On a bleak, snowy night in 1964, Dr. David Henry delivers his own twins while his wife, Norah, is heavily drugged. The first baby is a healthy boy. The second is a girl with Down's Syndrome. Dr. Henry makes a decision, in an effort to protect his wife, to instruct the nurse, Caroline Gill, to take the baby to an institution. However, instead of leaving the baby girl at the institution, Caroline decides to leave town and raise the baby herself. Dr. Henry tells his wife that the baby girl died and she has no reason to not believe him. This story follows each family as the kids grow up, the secret is kept, and how the grief that follows never really leaves.

This book was absorbing and very readable. It was touching and true enough at the end that I had tears running down the sides of my face (I was reading on my back but didn't want to stop reading long enough to get tissue). Highly recommended.

Thursday, July 3, 2008

The Souvenir: A Daughter Discovers Her Father's War by Louise Steinman

The author's father served in the United States Army during World War II and survived the fighting in northern Luzon in the Philippines. These years of combat changed him forever and he never talked about the war. Years after his death, Steinman finds a trunk containing 474 letters that her father wrote to her mother while serving overseas. These letters chronicle her father's experience during the war. In the trunk, Steinman also finds the souvenir of the book's title: a Japanese soldier's white flag signed by friends, family, and neighbors for good luck. Steinman is determined to return this flag to the Japanese soldier's family and this begins her journey to Japan and to the Philippines to see where her father fought.

This book puts a personal face on war. Behind each "casuality" is a person with dreams, fears, and a family.
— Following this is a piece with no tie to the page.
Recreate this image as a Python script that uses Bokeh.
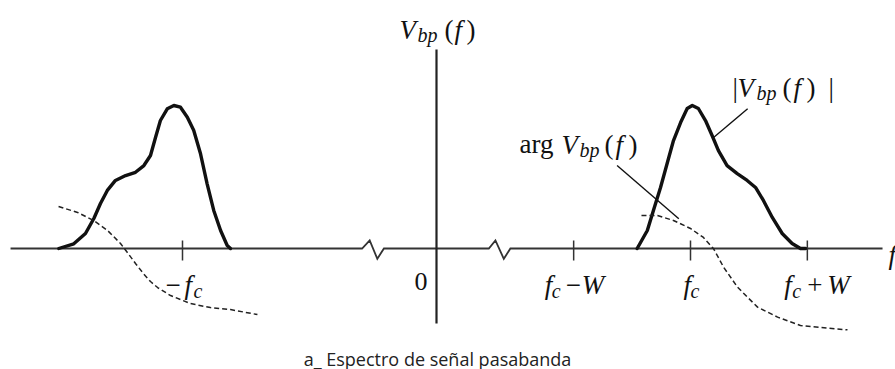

This book is carefully researched and I learned more about the dynamics of the Southwest Pacific Theater of WWII. This book put me into a more subdued mood as I thought more about loss and war and how many men and women have been and are still being affected by war.

Just over dinner the other night, my friend and I were talking about how both of our fathers, who were both drafted and served in the Vietnam War, hardly ever talk about the war, but still watch documentaries and movies about this war. It makes me wonder what is still being worked out in our fathers' minds and what pain and grief remains unspoken and unresolved.